Oral Histories

Mitch Williams

b. 1916

Mitch Williams

Mitchell Marvin “Mitch” Williams



My name is Mitchell Marvin Williams. I am a native of Moab, Utah. My father was Moab’s first doctor in the 1890s. My father met my mother here in Moab, they were married May 19, 1900, and had 5 children, 3 boys and 2 girls. My father brought all of his children into the world. I am the youngest and my father was 62 years old when I was born in 1916.

Growing up in Moab was great with wonderful cliffs to climb and sloughs to raft. My friends and I built rafts before we were even old enough to raft the river and we used them to fish for catfish in the sloughs.

When we were in high school, the river was beckoning. I built a boat with 2 or 3 friends. Someone found an old car engine, someone else found the drive line and I scrounged up some of Dad’s lumber. Everyone brought what they found and we put it all together. We got the car engine running and we sought a lot of advice from the older people around who knew the river and how to build a boat.

We launched the boat in Mill Creek. The river was high, so Mill Creek made a good place to launch the boat for our first few trial runs. We finally launched the boat on the river. We went farther and farther with each trip until we got experience.

On one trip, there was a lot of slush and ice on the river. The water ran through a funnel on one end of a pipe, through the engine to cool it and then was dumped back out over the side of the boat. We didn’t know it at the time, but the slushy water was much too cold, but the engine ran anyway. Several times the funnel had ice jammed in it. We had to put our hands in the freezing cold water and use old rusty nails to clean it out.

My first time on the river was with my father. Father was very good on the river. He had 2 ranches and one of them was difficult to reach by land, so he usually accessed it via the river. On land it took 2 days on horseback over the red rocks and over the top. The trail came off of the red rocks and down to the river. Once you reached the river, you were actually below the ranch, so you had to follow the river bottoms back up to the ranch. (The river bottoms were dry.)

I went to the ranch on horseback with a cowboy friend of mine, Swanny Kerby, to check on his cows. I had been there with Dad and lots of other people by boat.

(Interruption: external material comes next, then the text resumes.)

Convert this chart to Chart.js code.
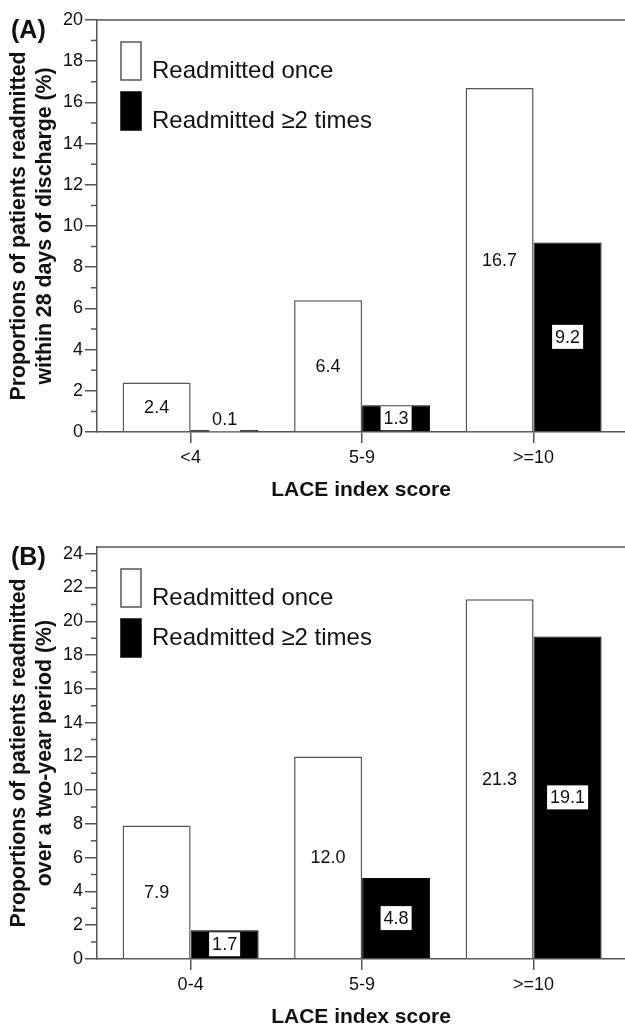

Mother’s brother, Uncle Roy, and Papa wanted to take a bull from the Moab valley to Williams Bottom Ranch by boat. Papa told Roy he wanted to take the bull to the lower ranch and that he wanted Roy to come and help him. They had the bull swim behind the boat. Papa told Roy to row the boat while Papa took care of the bull. The problem was that the bull wanted to be in the boat! The bull kept swimming closer and closer to the boat. Papa stood up in the boat with the halter rope in one hand and a willow switch in the other. Papa whipped the bull on the nose when it got too close and the bull would back off. Roy was scared to death because he just knew the bull was going to get in the boat, but it never did. They got to the ranch with no trouble whatsoever.

The ranch at Williams Bottom had an adobe house, a nice spring and a rock cellar. It was a way for Papa to make money besides his medical work. He didn’t live on the ranch, though. He lived in town to be available to his patients.

The way they got the irrigation water to the ranch was with a paddle wheel. The river current turned the wheel and the wheel brought the water up to where it could run into the ditch and be used to water the crops.

Every ranch in those days was also a farm. They had to raise hay and corn to feed the livestock in the wintertime; that’s what ranching was in those days…raise crops in the summer to feed livestock in winter. During the summer, the livestock would graze on the open range.

My father was born in 1853 in Missouri. He grew up on a farm near Vandalia and Curreyville in Pike County. In 1874, Father was riding a horse away from the farm and ran across a herd of cattle heading west. He talked to the owners, Tom and Ed Stark, of the now famous Stark Nurseries, from Louisiana, Missouri. They were driving their cattle west. Father hired on with them as a cow hand to drive the cattle to Elbert County in the Colorado Territory .He raced home and told his mother he was going to Colorado Territory. He grabbed a few clothes in a flour sack, raced back to where the herd was and went to work. They carried guns in those days in case they had to shoot a cow and to hunt buffalo, antelope and rabbits to eat. They did whatever they had to do to survive. Dad had an old cap and ball muzzleloader gun, a pre-civil war Henry Rifle. He remembered the Civil War. He was just a kid, but he recalled the raiders camping in their woods.

On the drive West, Dad got the measles and had to ride in the chuck wagon for a couple of days. They put a bandana over his face to keep the sun out of his eyes because they knew sunlight would damage the eyes when a person had measles. It was hard to keep the bandana over his eyes the whole time. It slipped off now and then, so his eyes did get damaged somewhat.